Initial evaluation results:
beta_TV_log__                         -0.77
alpha_TV_logodds__                    -0.76
mu_TV_log__                           -0.40
beta_Referral_log__                   -0.77
alpha_Referral_logodds__              -0.76
mu_Referral_log__                     -0.40
beta_DirectMail_log__                 -0.77
alpha_DirectMail_logodds__            -0.76
mu_DirectMail_log__                   -0.40
beta_TradeShows_log__                 -0.77
alpha_TradeShows_logodds__            -0.76
mu_TradeShows_log__                   -0.40
beta_SocialMedia_log__                -0.77
alpha_SocialMedia_logodds__           -0.76
mu_SocialMedia_log__                  -0.40
beta_DisplayAds_Standard_log__        -0.77
alpha_DisplayAds_Standard_logodds__   -0.76
mu_DisplayAds_Standard_log__          -0.40
beta_ContentMarketing_log__           -0.77
alpha_ContentMarketing_logodds__      -0.76
mu_ContentMarketing_log__             -0.40
beta_GoogleAds_log__                  -0.77
alpha_GoogleAds_logodds__             -0.76
mu_GoogleAds_log__                    -0.40
beta_SEO_log__                        -0.77
alpha_SEO_logodds__                   -0.76
mu_SEO_log__                          -0.40
beta_Email_log__                      -0.77
alpha_Email_logodds__                 -0.76
mu_Email_log__                        -0.40
beta_AffiliateMarketing_log__         -0.77
alpha_AffiliateMarketing_logodds__    -0.76
mu_AffiliateMarketing_log__           -0.40
sigma_log__                           -0.77
Y                                      -inf
Name: Log-probability of test_point, dtype: float64

I don’t understand how to read the initial evaluation results shown here, e.g. how do I interpret a mu_SocialMedia_log__ of -0.40. Is there an optimal value I should be shooting for here?

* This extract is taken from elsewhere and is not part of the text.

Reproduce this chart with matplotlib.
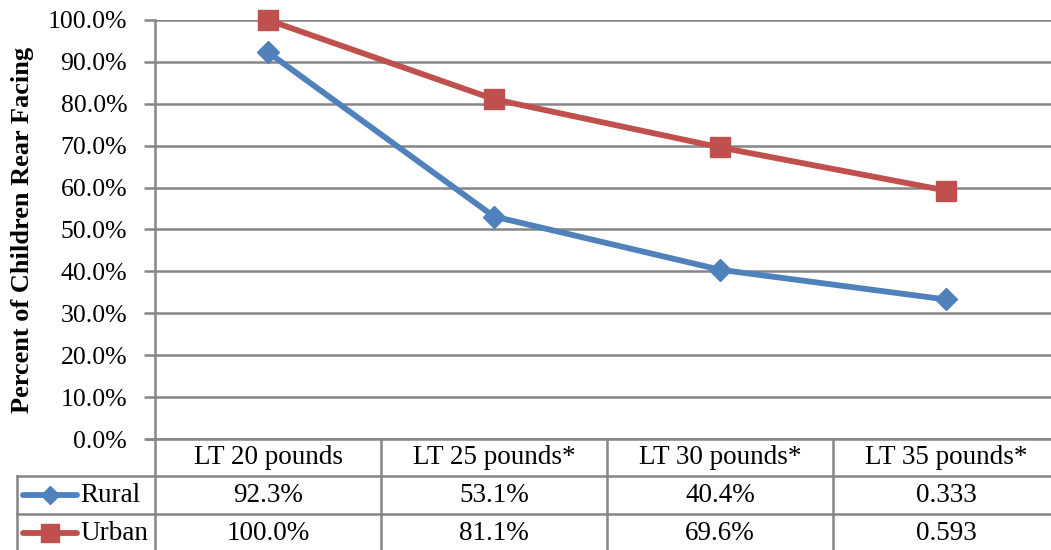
import matplotlib
matplotlib.use("Agg")
import matplotlib.pyplot as plt
from matplotlib.lines import Line2D

categories = ["LT 20 pounds", "LT 25 pounds*", "LT 30 pounds*", "LT 35 pounds*"]
rural = [92.3, 53.1, 40.4, 33.3]
urban = [100.0, 81.1, 69.6, 59.3]
rural_labels = ["92.3%", "53.1%", "40.4%", "0.333"]
urban_labels = ["100.0%", "81.1%", "69.6%", "0.593"]
yticks = [0, 10, 20, 30, 40, 50, 60, 70, 80, 90, 100]

W, H = 1051, 550
plt.rcParams['font.family'] = ['Liberation Serif', 'DejaVu Serif']
fig = plt.figure(figsize=(W / 100, H / 100), dpi=100)

def fx(x):
    return x / W

def fy(y):
    return 1 - y / H

blue = "#4F81BD"
red = "#C0504D"
grid = "#868686"
FS = 19.5

# plot area: x 155..1059, y 20..439
left, right, top, bottom = 155, 1059, 20, 439
ax = fig.add_axes([fx(left), fy(bottom), fx(right - left), (bottom - top) / H])
ax.set_xlim(-0.5, 3.5)
ax.set_ylim(0, 100)
xs = list(range(len(categories)))
ax.plot(xs, rural, color=blue, lw=4.2, marker="D", ms=11, mfc=blue, mec=blue, zorder=5, clip_on=False)
ax.plot(xs, urban, color=red, lw=4.2, marker="s", ms=14, mfc=red, mec=red, zorder=5, clip_on=False)
ax.set_yticks(yticks)
ax.set_yticklabels([f"{v:.1f}%" for v in yticks], fontsize=18.5)
ax.yaxis.grid(True, color=grid, lw=1.8)
ax.set_axisbelow(True)
ax.set_xticks([])
for s in ["top", "right", "bottom"]:
    ax.spines[s].set_visible(False)
ax.spines["left"].set_color(grid)
ax.spines["left"].set_linewidth(1.8)
ax.tick_params(axis="y", length=8, width=1.8, color=grid, pad=12)
ax.set_ylabel("Percent of Children Rear Facing", fontsize=19, fontweight="bold")
ax.yaxis.set_label_coords((34 - left) / (right - left), 0.5)

# data table
def hline(y, x0, x1):
    fig.add_artist(Line2D([fx(x0), fx(x1)], [fy(y), fy(y)], color=grid, lw=1.8))

def vline(x, y0, y1):
    fig.add_artist(Line2D([fx(x), fx(x)], [fy(y0), fy(y1)], color=grid, lw=1.8))

col_w = (right - left) / len(categories)
row_top = [439, 476, 514, 552]
hline(439, 147, W + 5)
hline(476, 17, W + 5)
hline(514, 17, W + 5)
vline(17, 476, 552)
vline(155, 439, 552)
for i in range(1, len(categories)):
    vline(left + i * col_w, 439, 552)

for i, c in enumerate(categories):
    cx = left + (i + 0.5) * col_w
    fig.text(fx(cx), fy((row_top[0] + row_top[1]) / 2), c, ha="center", va="center", fontsize=FS)
    fig.text(fx(cx), fy((row_top[1] + row_top[2]) / 2), rural_labels[i], ha="center", va="center", fontsize=FS)
    fig.text(fx(cx), fy((row_top[2] + row_top[3]) / 2), urban_labels[i], ha="center", va="center", fontsize=FS)

# legend keys
for (name, col, mk, ms), (y0, y1) in zip(
        [("Rural", blue, "D", 9), ("Urban", red, "s", 13)],
        [(476, 514), (514, 552)]):
    yc = fy((y0 + y1) / 2)
    fig.add_artist(Line2D([fx(23), fx(77)], [yc, yc], color=col, lw=4.2,
                          solid_capstyle="round"))
    fig.add_artist(Line2D([fx(50)], [yc], color=col, marker=mk, ms=ms, mfc=col, mec=col))
    fig.text(fx(80), yc, name, ha="left", va="center", fontsize=FS)

fig.savefig("out.png", dpi=100)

If so, what would that be? I’ve tried setting all of these starting values to -20, 0 and 1. Should I be setting them all to the same value? Or should I be setting values according to whether the variable is the result of a mu, beta or alpha transformation? i.e. set the start values to beta_Email_log__ and beta_AffiliateMarketing_log__ to 1 and the start values for mu_Email_log__ and mu_Email_log__ to 2?

These are my questions:)
Does anyone have any insights? I’ve been trying to troubleshoot this for quite a while… I would be so grateful for any help.

You should try a more recent version of PyMC if you can. Anyway your error says you have a value or parameter for y that is impossible

ok thank you! Appreciate your input. I’ll take a look at my target variable and try a more recent version.